Film sur des escrocs réalisé par un maître en faux-semblants, Ah-ga-ssi littéralement « mademoiselle » témoigne d’un brio exceptionnel que l’on peut vérifier à ce critère : le film est beaucoup plus facile à apprécier qu'à raconter.
En maître esthète de l’illusion Park Chan-wook nous amène dans une stupéfiante partie de poker menteur dont les règles seraient écrites par des femmes. Sa recherche perfectionniste de la beauté du détail s’oppose à un signifiant qu’il s’acharne à nous rendre flou par divers rouages savamment étudiés.
Le cadre truqué d’une demeure de rêve, les diaprures du décor lancent le spectateur sur la fausse piste d’un film lent et contemplatif où la sagesse bouddhiste apparaîtrait au détour d’une conversation feutrée derrière une cloison en papier. Des instants de grâce volés entre les deux jeunes femmes, la servante coréenne et la maîtresse japonaise, un romantisme melliflu pour lectrices de Barbara Cartland nous feraient croire un instant à la transformation de l'ex bad boy en féministe coréen militant.
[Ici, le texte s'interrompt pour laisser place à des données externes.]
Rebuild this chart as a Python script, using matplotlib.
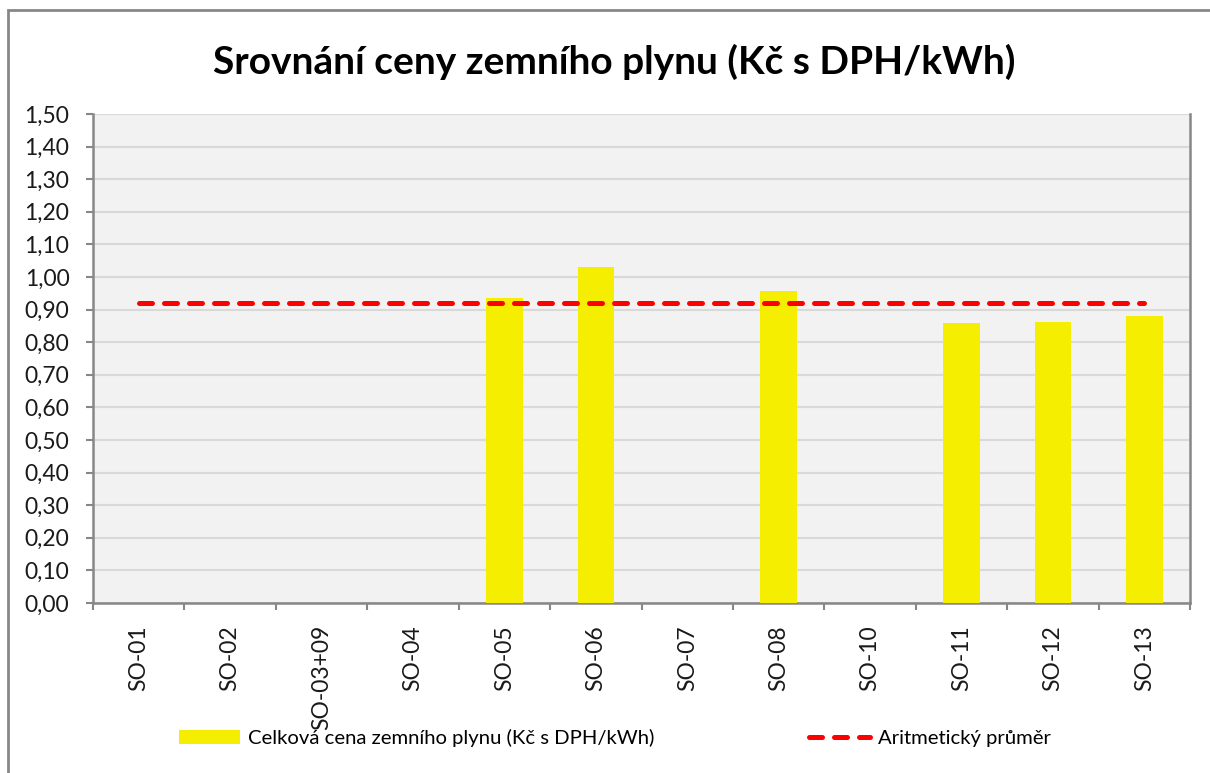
import matplotlib
matplotlib.use("Agg")
from matplotlib import pyplot as plt
from matplotlib.lines import Line2D
from matplotlib.patches import Patch, Rectangle
import numpy as np

# data
objekty = ["SO-01", "SO-02", "SO-03+09", "SO-04", "SO-05", "SO-06",
           "SO-07", "SO-08", "SO-10", "SO-11", "SO-12", "SO-13"]
cena = [0, 0, 0, 0, 0.937, 1.032, 0, 0.957, 0, 0.858, 0.862, 0.881]

nenulove = [c for c in cena if c > 0]
prumer = sum(nenulove) / len(nenulove)

plt.rcParams['font.family'] = ['Lato', 'DejaVu Sans']

fig = plt.figure(figsize=(12.1, 7.73), dpi=100)
ax = fig.add_axes([93 / 1210, 1 - 603 / 773, 1097 / 1210, 489 / 773])

x = np.arange(len(objekty))
ax.set_facecolor("#f2f2f2")
ax.bar(x, cena, 0.4, color="#f5ee00", zorder=3)
ax.plot([x[0], x[-1]], [prumer, prumer], color="#ff0000", lw=3.6,
        dashes=(2.6, 2.4), dash_capstyle="round", zorder=4)

ax.set_xlim(-0.5, len(objekty) - 0.5)
ax.set_ylim(0, 1.5)
ax.set_yticks(np.arange(0, 1.51, 0.1))
ax.set_yticklabels([f"{v:.2f}".replace(".", ",") for v in np.arange(0, 1.51, 0.1)],
                   fontsize=16.5, color="#1a1a1a")
ax.grid(axis="y", color="#d9d9d9", lw=1.5, zorder=1)

ax.set_xticks(x)
ax.set_xticklabels(objekty, rotation=90, fontsize=16.5, color="#1a1a1a")
ax.set_xticks(np.arange(-0.5, len(objekty)), minor=True)
ax.tick_params(axis="x", which="major", length=0, pad=16)
ax.tick_params(axis="x", which="minor", length=5, width=1.5, color="#878787")
ax.tick_params(axis="y", length=5, width=1.5, color="#878787", pad=12)

for s in ["left", "bottom", "right"]:
    ax.spines[s].set_color("#878787")
    ax.spines[s].set_linewidth(1.8)
ax.spines["top"].set_visible(False)

fig.text(614 / 1210, 1 - 62 / 773, "Srovnání ceny zemního plynu (Kč s DPH/kWh)",
         ha="center", va="center", fontsize=28, fontweight="bold", color="black")

# outer chart border
fig.patches.append(Rectangle((8 / 1210, -0.1), 1.2, 1 - 10 / 773 + 0.1,
                             transform=fig.transFigure, fill=False,
                             edgecolor="#878787", lw=2))

handles = [Patch(facecolor="#f5ee00", edgecolor="none"),
           Line2D([], [], color="#ff0000", lw=3.6, dashes=(2.6, 2.4),
                  dash_capstyle="round")]
fig.legend(handles, ["Celková cena zemního plynu (Kč s DPH/kWh)", "Aritmetický průměr"],
           loc="center", bbox_to_anchor=(615 / 1210, 1 - 738 / 773), ncol=2,
           frameon=False, fontsize=14.6, handlelength=3.0, handleheight=0.7,
           handletextpad=0.4, columnspacing=7.6)

fig.savefig("out.png", dpi=100)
Il est difficile de croire que c’est le diplômé docteur en vengeance Park Chan-wook qui a réalisé le film. Il a pourtant réussi à mettre en œuvre ce qui est le souhait le plus cher de tout metteur en scène et de tout acteur : changer complètement de registre et construire l'inverse de ce que l'on attendait de lui. Ah-ga-ssi, sous des dehors un peu lents, allie en fait adresse, puissance et précision dans le cadre.
Il fallait bien pour cela l’aide de l'écrivain Sarah Waters pour aider Park Chan-wook à nous faire oublier son triptyque de la vengeance. Lesbienne affirmée comme la plupart des auteures anglaises de policiers, Sarah amène une subtilité perverse dont la confrontation avec les gènes coréens de l’hyper-violence produit une réaction insolite dont le résultat ne pouvait que séduire le spectateur. Du Bout des doigts (Fingersmith), tout un programme, est l’antithèse de la fureur du dévoreur de poulpe cru Old Boy.
Les deux premières parties du synopsis renvoient aux différents points de vue à la façon de Rashōmon de Kurosawa pour brouiller un peu plus les pistes.
Comme vue par le regard du vieil oncle Kouzuki la première partie décrit le « comte Fujiwara » et la jeune Sook-hee comme deux petits escrocs aimantés par l’argent de la naïve Mademoiselle Hideko.
Vue par Mademoiselle Hideko la seconde partie dépeint l’oncle Kouzuki sous les traits d’un pornographe sadique et pédophile responsable de la mort de son épouse et de la crainte d’Hideko envers les hommes.
La troisième partie vue par Sook-hee la servante montre deux couples du même sexe mais dans des ébats de style opposés. Fujiwara est torturé par Kouzuki, et Park Chan-wook peut enfin donner libre court à son expertise dans la vengeance cruelle, on ne se refait pas. En contrepoint cathartique parfait Hideko et Sook-hee, très belles, libérées de leurs bourreaux, peuvent célébrer sans retenue un tribadisme sensuel qui flatte certes le féminisme dominant mais laisse le spectateur sur un sentiment de vacuité brillante, comme si l'admirateur de Stanley Kubrick était resté en stand by lubrique.
L'histoire est, on l'aura compris, complexe, perverse, un brin sadique, esthétisante, mais Ah-ga-ssi a réussi prendre à revers toute la critique, et mérite à ce titre les nombreuses récompenses qui lui ont été attribuées dans les différentes compétitions.